Every couple of weeks, SSH into your Pi and run:pihole -up
This updates the Pi-hole core, the web interface, and the FTL engine. Also, remember to run sudo apt update && sudo apt upgrade to keep the underlying OS secure.
SD cards do die. They have a limited number of "writes." Since Pi-hole writes logs constantly, it can wear out a card in a year or two. You can mitigate this by using "Log2Ram," a little script that moves the logs to your RAM instead of writing to the SD card constantly. Or, just keep a backup of your SD card image so you can swap a new one in five minutes.
Actionable Next Steps
If you’re ready to take back your privacy, here is your path forward.

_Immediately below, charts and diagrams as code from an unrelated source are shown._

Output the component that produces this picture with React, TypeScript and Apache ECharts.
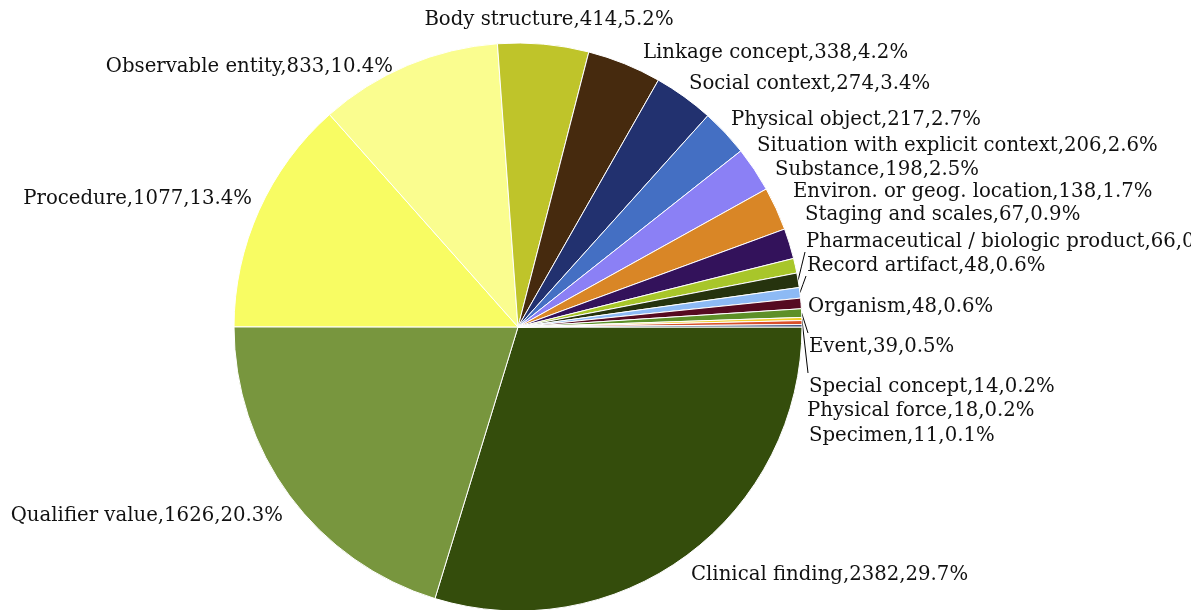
import React, { useEffect, useRef } from 'react';
import * as echarts from 'echarts';

const categories = [
  'Clinical finding',
  'Qualifier value',
  'Procedure',
  'Observable entity',
  'Body structure',
  'Linkage concept',
  'Social context',
  'Physical object',
  'Situation with explicit context',
  'Substance',
  'Environ. or geog. location',
  'Staging and scales',
  'Pharmaceutical / biologic product',
  'Record artifact',
  'Organism',
  'Event',
  'Special concept',
  'Physical force',
  'Specimen',
];
const counts = [2382, 1626, 1077, 833, 414, 338, 274, 217, 206, 198, 138, 67, 66, 48, 48, 39, 14, 18, 11];
const percentLabels = ['29.7%', '20.3%', '13.4%', '10.4%', '5.2%', '4.2%', '3.4%', '2.7%', '2.6%', '2.5%', '1.7%', '0.9%', '0.8%', '0.6%', '0.6%', '0.5%', '0.2%', '0.2%', '0.1%'];
const colors = [
  '#344d0c', '#78963e', '#f8fc63', '#fafd8f', '#bfc42a', '#462a0e', '#22316f', '#446fc3', '#8b80f5',
  '#d98626', '#33125b', '#a8c62a', '#26330e', '#8dbaf5', '#560a21', '#5e9028', '#f0d02a', '#d9502a', '#3b4b79',
];
const linedLabels = ['Pharmaceutical / biologic product', 'Record artifact', 'Event', 'Special concept'];

// label anchor placement (x, vertical centre, alignment) for each category label
const labelPlacement: [number, number, string][] = [
  [691, 573, 'left'],
  [283, 514, 'right'],
  [252, 197, 'right'],
  [393, 65, 'right'],
  [549, 18, 'center'],
  [643, 51, 'left'],
  [689, 82, 'left'],
  [731, 118, 'left'],
  [757, 144, 'left'],
  [775, 168, 'left'],
  [793, 190, 'left'],
  [805, 213, 'left'],
  [806, 240, 'left'],
  [807, 264, 'left'],
  [808, 305, 'left'],
  [809, 345, 'left'],
  [809, 385, 'left'],
  [807, 409, 'left'],
  [809, 434, 'left'],
];

const CX = 518;
const CY = 327;
const R = 284;

export default function App() {
  const ref = useRef<HTMLDivElement>(null);
  useEffect(() => {
    const chart = echarts.init(ref.current!, null, { renderer: 'svg' });
    const total = counts.reduce((a, b) => a + b, 0);
    const midAngles: number[] = [];
    let acc = 0;
    counts.forEach((v) => {
      midAngles.push(((acc + v / 2) / total) * Math.PI * 2);
      acc += v;
    });
    chart.setOption({
      animation: false,
      series: [
        {
          type: 'pie',
          center: [CX, CY],
          radius: R,
          startAngle: 0,
          clockwise: true,
          avoidLabelOverlap: false,
          itemStyle: { borderColor: '#fff', borderWidth: 1 },
          label: {
            show: true,
            position: 'outside',
            formatter: (p: any) => `${p.name},${p.value},${percentLabels[p.dataIndex]}`,
            fontFamily: 'DejaVu Serif',
            fontSize: 19.7,
            color: '#111',
            overflow: 'none',
          },
          labelLine: { show: false, length: 12, length2: 0, lineStyle: { color: '#000', width: 1 } },
          labelLayout: (params: any) => {
            const i = params.dataIndex;
            const [x, y, align] = labelPlacement[i];
            const out: any = { x, y, align, verticalAlign: 'middle', hideOverlap: false, moveOverlap: null };
            if (linedLabels.includes(categories[i])) {
              const a = midAngles[i];
              const ex = CX + R * Math.cos(a);
              const ey = CY + R * Math.sin(a);
              const tx = x - 1;
              const ty = y + (ey < y ? -12 : 12);
              out.labelLinePoints = [
                [ex, ey],
                [(ex + tx) / 2, (ey + ty) / 2],
                [tx, ty],
              ];
            }
            return out;
          },
          data: categories.map((name, i) => ({
            name,
            value: counts[i],
            itemStyle: { color: colors[i] },
            labelLine: { show: linedLabels.includes(name) },
          })),
        },
      ],
    });
    return () => chart.dispose();
  }, []);
  return <div ref={ref} style={{ position: 'fixed', left: 0, top: 0, width: 1191, height: 610 }} />;
}
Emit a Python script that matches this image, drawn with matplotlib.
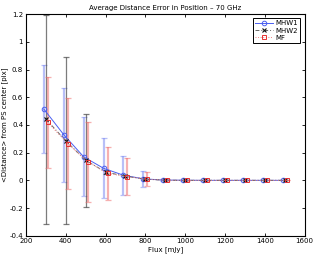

Stop overthinking the hardware; go find any old computer or a cheap Raspberry Pi. Download the Raspberry Pi Imager and get the Lite OS flashed.
Once the installer is running, stick to the defaults. They are defaults for a reason. Don't go crazy adding every blocklist you find on Reddit on day one. Start with the basics, get your router pointed at the Pi, and watch the "Percent Blocked" graph start to climb. Usually, you'll see about 15% to 25% of your total network traffic is just garbage that didn't need to be there in the first place.
Check your dashboard after 24 hours. You'll be surprised—and probably a little annoyed—at just how much your "smart" devices are talking behind your back. Whitelist what you must, block what you can, and enjoy a significantly cleaner version of the internet.